Ab 2018 muss jeder Tierhalter, egal ob Schweine- oder Geflügelhalter, mindestens zehn Prozent mehr Platz umsetzen und zusätzliches Beschäftigungsmaterial anbieten. Bei Geflügel ist zudem, wie bereits beim Schwein, ein Stallklima- und Tränkewassercheck verpflichtend.

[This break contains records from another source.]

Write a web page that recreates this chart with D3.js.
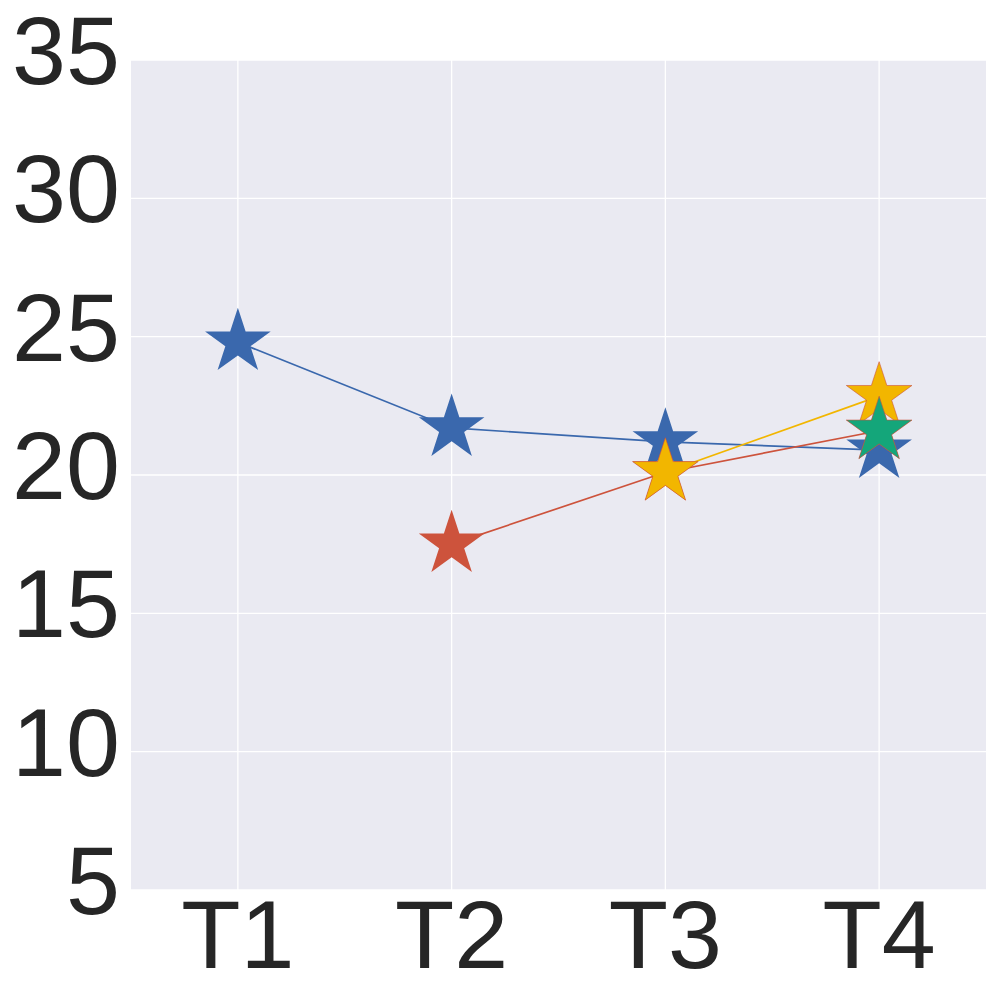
<!DOCTYPE html>
<html><head><meta charset="utf-8">
<script src="https://cdn.jsdelivr.net/npm/d3@7"></script>
<style>body{margin:0;background:#fff}svg{display:block}text{font-family:Arial,"Liberation Sans",Helvetica,sans-serif}</style>
</head><body>
<svg id="c" width="1000" height="1000"></svg>
<script>
const categories = ["T1","T2","T3","T4"];
const yTicks = [5,10,15,20,25,30,35];
const blueValues = [24.8, 21.7, 21.2, 20.9];
const redValues = [null, 17.5, 20.1, 21.6];
const yellowValues = [null, null, 20.1, 22.85];
const greenValues = [null, null, null, 21.6];
const seriesColors = ["#3a68ad", "#cd533c", "#f2b600", "#14a67a"];
const seriesList = [blueValues, redValues, yellowValues, greenValues];

const svg = d3.select("#c");
const L = 131, R = 986, T = 60, B = 890;
const x = d3.scaleLinear().domain([-0.5, 3.5]).range([L, R]);
const y = d3.scaleLinear().domain([5, 35]).range([B, T]);

svg.append("rect").attr("x", L).attr("y", T).attr("width", R - L).attr("height", B - T).attr("fill", "#eaeaf2");

const g = svg.append("g");
g.selectAll("line.hg").data(yTicks).join("line")
  .attr("x1", L).attr("x2", R).attr("y1", d => y(d)).attr("y2", d => y(d))
  .attr("stroke", "#fff").attr("stroke-width", 1.3);
g.selectAll("line.vg").data(categories).join("line")
  .attr("y1", T).attr("y2", B).attr("x1", (d, i) => x(i)).attr("x2", (d, i) => x(i))
  .attr("stroke", "#fff").attr("stroke-width", 1.3);

svg.selectAll("text.yl").data(yTicks).join("text")
  .attr("x", 120).attr("y", d => y(d) + 24).attr("text-anchor", "end")
  .attr("font-size", 97).attr("fill", "#262626").text(d => d);
svg.selectAll("text.xl").data(categories).join("text")
  .attr("x", (d, i) => x(i)).attr("y", 968).attr("text-anchor", "middle")
  .attr("font-size", 97).attr("fill", "#262626").text(d => d);

const r = 34.5;
const star = d3.symbol(d3.symbolStar, r * r / 0.89081309152928522810);
const line = d3.line().defined(d => d[1] != null).x(d => x(d[0])).y(d => y(d[1]));

seriesList.forEach((vals, si) => {
  const pts = vals.map((v, i) => [i, v]);
  svg.append("path").datum(pts).attr("d", line).attr("fill", "none")
    .attr("stroke", seriesColors[si]).attr("stroke-width", 1.7);
  svg.selectAll(null).data(pts.filter(p => p[1] != null)).join("path")
    .attr("d", star).attr("transform", p => `translate(${x(p[0])},${y(p[1])})`)
    .attr("fill", seriesColors[si])
    .attr("stroke", si >= 2 ? "#cd533c" : "none").attr("stroke-width", si >= 2 ? 0.6 : 0);
});
</script>
</body></html>
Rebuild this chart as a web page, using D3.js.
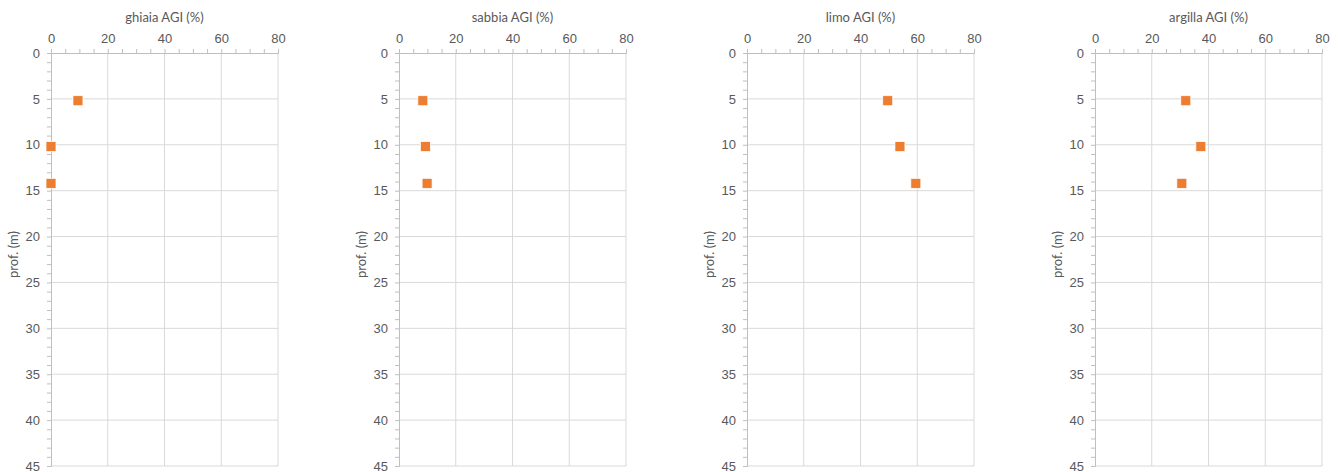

Wo sehen Sie weiteren Verbesserungsbedarf?
Ab sofort können Sie bei Geflügel auf dem Produkt lesen, ob es von einem Tierwohl-Betrieb stammt. Das ist ein Punkt, den wir bisher nicht gewährleisten konnten. Unser Ziel ist es, dass ab dem zweiten Quartal bei jedem teilnehmenden Lebensmittelhändler Hähnchen und Pute ausschließlich von Tierwohl-Betrieben kommen. Das Labelling gilt für naturbelassene Produkte, ab Oktober auch für bearbeitetes, frisches Fleisch, zum Beispiel marinierte Hähnchensteaks.

„Wir wollen etwas für die Breite in der Tierhaltung tun und einen Wandel anstoßen.”

Ist Ihr Marktanteil bei Geflügel denn ausreichend groß?
Derzeit liegen wir bei 30 bis 35 Prozent, durch die Budgeterhöhung werden wir um die 70 Prozent Marktabdeckung haben. Es werden so viele Mastbetriebe teilnehmen, dass wir ausreichend Menge für den Lebensmittelhandel haben. Bei den Schweinen ist das schwieriger: Nur ein geringer Teil des Schweins geht an den Lebensmittelhandel, der ist zum Beispiel kaum an den Innereien oder Pfötchen interessiert, sondern in erster Linie an den Edelteilen. Deshalb braucht man beim Schwein verhältnismäßig mehr Tiere, um die Nachfrage an den Filetstücken zu decken. Aber wir beschäftigen uns bereits intensiv mit der Frage, wie wir auch ein Labelling von Schweinefleisch erreichen können.

Wie weit sind Sie mit der Umsetzung des geplanten Tiergesundheitsindexes?
Das ist ein laufender Prozess, bei dem wir eng mit QS zusammenarbeiten. Die Schlachtbetriebe erfassen die Schlachtbefund-Daten, die wir zentral erfassen und auswerten. Wir haben ein riesiges Datenvolumen, das wir mit Hilfe von Wissenschaftlern analysieren. Ziel ist es, daraus ablesen zu können, wie das Tier vor der Schlachtung gehalten wurde und ob es gesund war.

Und was bringt ein solcher Index?
Wir erhoffen uns in der Zukunft durch die Tierwohl-Indices Erkenntnisse über die Gesundheit der Tiere und werden den Landwirten dann auch ein entsprechendes Feedback geben. Das System ist noch nicht perfekt, wir setzen dabei auch auf Learning-by-Doing.